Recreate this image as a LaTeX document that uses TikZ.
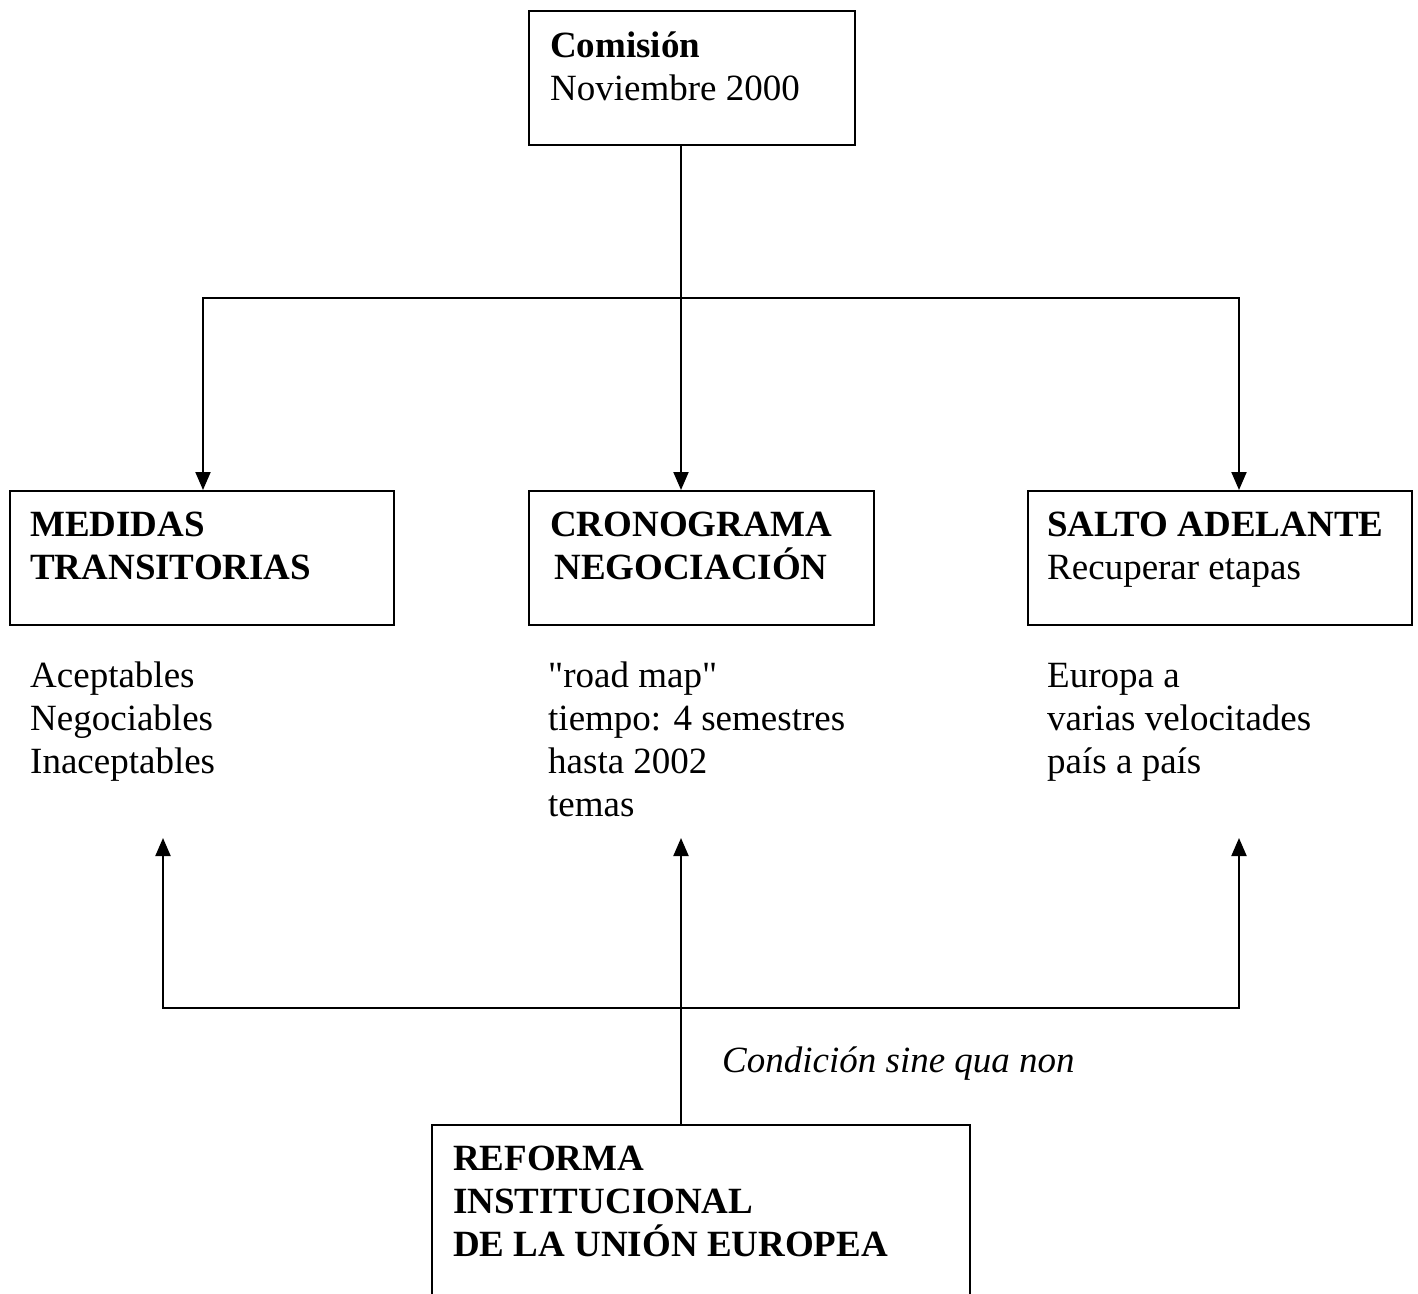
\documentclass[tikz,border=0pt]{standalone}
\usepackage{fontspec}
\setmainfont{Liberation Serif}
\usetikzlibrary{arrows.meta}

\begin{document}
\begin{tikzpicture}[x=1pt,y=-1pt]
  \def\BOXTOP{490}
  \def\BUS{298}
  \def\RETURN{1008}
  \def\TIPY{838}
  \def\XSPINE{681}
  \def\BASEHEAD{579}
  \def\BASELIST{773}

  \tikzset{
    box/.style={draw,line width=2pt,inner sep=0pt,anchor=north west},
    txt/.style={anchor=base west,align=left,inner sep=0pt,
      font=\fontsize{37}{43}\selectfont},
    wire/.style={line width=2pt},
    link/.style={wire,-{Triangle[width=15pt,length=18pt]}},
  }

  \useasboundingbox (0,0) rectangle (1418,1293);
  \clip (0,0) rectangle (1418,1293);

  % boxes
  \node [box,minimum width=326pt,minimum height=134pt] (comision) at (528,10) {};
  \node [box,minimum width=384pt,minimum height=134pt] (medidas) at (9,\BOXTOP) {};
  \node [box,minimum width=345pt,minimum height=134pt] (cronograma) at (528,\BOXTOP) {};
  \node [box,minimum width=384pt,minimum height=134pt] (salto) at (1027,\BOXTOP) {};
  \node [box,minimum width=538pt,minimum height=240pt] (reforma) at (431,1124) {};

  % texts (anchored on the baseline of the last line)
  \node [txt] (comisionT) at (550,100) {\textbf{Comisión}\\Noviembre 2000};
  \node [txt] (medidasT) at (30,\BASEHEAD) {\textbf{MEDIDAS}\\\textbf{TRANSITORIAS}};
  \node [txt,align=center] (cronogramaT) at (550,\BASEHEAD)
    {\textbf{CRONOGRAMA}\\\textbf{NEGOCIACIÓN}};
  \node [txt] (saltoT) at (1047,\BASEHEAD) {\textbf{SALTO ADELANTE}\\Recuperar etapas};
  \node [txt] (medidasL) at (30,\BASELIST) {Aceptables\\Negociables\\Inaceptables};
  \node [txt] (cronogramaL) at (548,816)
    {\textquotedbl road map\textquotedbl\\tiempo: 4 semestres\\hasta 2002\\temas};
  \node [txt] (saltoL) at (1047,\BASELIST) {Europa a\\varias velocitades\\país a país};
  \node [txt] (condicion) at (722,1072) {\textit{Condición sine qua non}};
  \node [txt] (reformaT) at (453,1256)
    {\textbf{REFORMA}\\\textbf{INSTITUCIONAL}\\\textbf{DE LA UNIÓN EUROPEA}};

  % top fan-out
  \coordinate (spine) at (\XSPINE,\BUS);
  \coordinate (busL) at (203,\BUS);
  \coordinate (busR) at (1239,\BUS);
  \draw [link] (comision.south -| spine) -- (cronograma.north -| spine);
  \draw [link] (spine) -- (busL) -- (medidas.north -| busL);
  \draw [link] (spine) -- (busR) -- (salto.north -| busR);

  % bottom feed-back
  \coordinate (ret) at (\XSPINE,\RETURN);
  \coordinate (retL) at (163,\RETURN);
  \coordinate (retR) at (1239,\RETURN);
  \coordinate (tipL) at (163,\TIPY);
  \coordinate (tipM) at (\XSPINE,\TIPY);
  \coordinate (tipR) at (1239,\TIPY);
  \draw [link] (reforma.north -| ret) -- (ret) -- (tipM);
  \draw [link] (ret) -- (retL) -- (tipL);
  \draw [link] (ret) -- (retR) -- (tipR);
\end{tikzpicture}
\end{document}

▶ Work to be completed
Exactly restate the lines from the beginning of the data through the line with "[box,minimum width=538pt,minimum height=240pt]", and no others, keeping pictures out.

▶ Exercise output
Recreate this image as a LaTeX document that uses TikZ.
\documentclass[tikz,border=0pt]{standalone}
\usepackage{fontspec}
\setmainfont{Liberation Serif}
\usetikzlibrary{arrows.meta}

\begin{document}
\begin{tikzpicture}[x=1pt,y=-1pt]
  \def\BOXTOP{490}
  \def\BUS{298}
  \def\RETURN{1008}
  \def\TIPY{838}
  \def\XSPINE{681}
  \def\BASEHEAD{579}
  \def\BASELIST{773}

  \tikzset{
    box/.style={draw,line width=2pt,inner sep=0pt,anchor=north west},
    txt/.style={anchor=base west,align=left,inner sep=0pt,
      font=\fontsize{37}{43}\selectfont},
    wire/.style={line width=2pt},
    link/.style={wire,-{Triangle[width=15pt,length=18pt]}},
  }

  \useasboundingbox (0,0) rectangle (1418,1293);
  \clip (0,0) rectangle (1418,1293);

  % boxes
  \node [box,minimum width=326pt,minimum height=134pt] (comision) at (528,10) {};
  \node [box,minimum width=384pt,minimum height=134pt] (medidas) at (9,\BOXTOP) {};
  \node [box,minimum width=345pt,minimum height=134pt] (cronograma) at (528,\BOXTOP) {};
  \node [box,minimum width=384pt,minimum height=134pt] (salto) at (1027,\BOXTOP) {};
  \node [box,minimum width=538pt,minimum height=240pt] (reforma) at (431,1124) {};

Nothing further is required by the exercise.